Prove that for functions $u(x)$ and $v(x)$ which are $n+1$ times differentiable on $[a, b]$ the following equality holds:
$$
\int_a^b uv^{(n+1)}dx = \left.\sum_{k=0}^n (-1)^ku^{(k)}v^{(n-k)}\right\vert_a^b + (-1)^{n+1}\int_a^bu^{(n+1)}v\;dx
$$
I've been proving a simpler case for the "first-order" integration by parts formula for proper integrals, namely:
$$
\int_a^b u\;dv = \left.uv\right|_a^b + \int_a^bv\;du
$$
I did this by considering the following differential:
$$
d(uv) = d(u)v + vd(u)
$$
And then integrating both parts on $[a, b]$:
$$
\int_a^bd(uv) = \int_a^bu\;d(v)+\int_a^bv\;d(u)\\
\left.uv\right|_a^b = \int_a^bu\;d(v)+\int_a^bv\;d(u)\\ \implies
\int_a^bu\;d(v) = \left.uv\right|_a^b – \int_a^bv\;d(u)
$$
I then tried to use the same approach for the "higher-order" formula but failed. It's not difficult to show that:
$$
(uv)^{(n)} = \sum_{k=0}^n {n\choose k} u^{(n-k)}v^{(k)}
$$
Where $(f(x))^{(n)}$ denotes $n$-th derivative of $f(x)$.

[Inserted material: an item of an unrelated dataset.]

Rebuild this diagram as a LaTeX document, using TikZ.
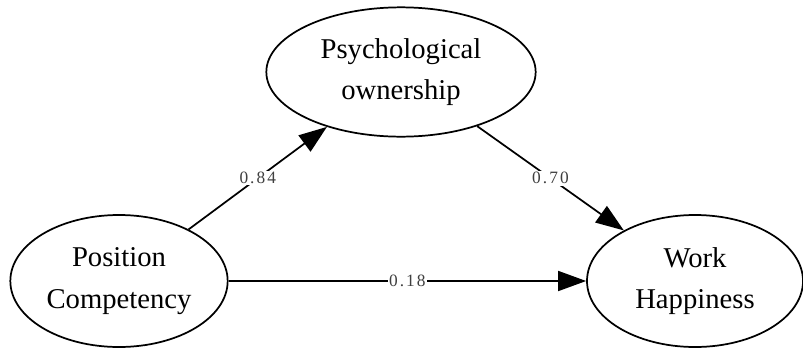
\documentclass[tikz,border=0pt]{standalone}
\usepackage{fontspec}
\setmainfont{Liberation Serif}
\usetikzlibrary{arrows.meta,shapes.geometric}

\begin{document}
\begin{tikzpicture}[
    x=0.75pt, y=-0.75pt,
    var/.style={draw, ellipse, line width=1.3pt, inner sep=0pt, align=center, font=\fontsize{21.5}{31}\selectfont},
    coef/.style={fill=white, inner sep=1pt, font=\fontsize{13}{15}\selectfont\addfontfeature{LetterSpace=12}, text=black!75},
    path/.style={->, line width=1.3pt},
    >={Triangle[length=21pt, width=15pt]}
  ]
  \useasboundingbox (0,0) rectangle (803,347);
  \node[var, minimum width=163pt, minimum height=99pt] (comp) at (119,281) {Position\\Competency};
  \node[var, minimum width=202pt, minimum height=97pt] (own) at (401,72) {Psychological\\ownership};
  \node[var, minimum width=162pt, minimum height=99pt] (happy) at (695,281) {Work\\Happiness};
  \draw[path] (comp) -- (own) node[coef, midway] {0.84};
  \draw[path] (own) -- (happy) node[coef, midway] {0.70};
  \draw[path] (comp) -- (happy) node[coef, midway] {0.18};
\end{tikzpicture}
\end{document}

I believe this is the basic idea for the proof, but unfortunately, I do not see how to proceed from here. I would appreciate any help with this question. Thank you!
Best Answer
It can be proven quite straightforwardly by induction. We know the base case, for $1$ iteration of integration by parts (IBP) as you have proven it. So assuming $\displaystyle \int uv^{(n+1)} = \sum_{k=0}^n (-1)^ku^{(k)}v^{(n-k)} + (-1)^{n+1}\int_a^bu^{(n+1)}v$, for some $n\in\mathbb{N_0}$, we would have
$$ \begin{align} \int uv^{(n+\color{red}{2})} &=uv^{(n+1)}-\int u'v^{(n+1)} \\ &=uv^{(n+1)}-\sum_{k=0}^n (-1)^k(u')^{(k)}v^{(n-k)} - (-1)^{n+1}\int_a^b(u')^{(n+1)}v \\ &=\left[uv^{(n+1)}-u^{(1)}v^{(n)}+\ldots+(-1)^{n+1}u^{(n+1)}v^{(0)}\right] + (-1)^{n+2}\int_a^bu^{(n+2)}v \\ &=\sum_{k=0}^{n+1} (-1)^ku^{(k)}v^{(n-k)} + (-1)^{n+2}\int_a^bu^{(n+2)}v\end{align}$$
Therefore, it is true for all $n\in\mathbb{N}_0$.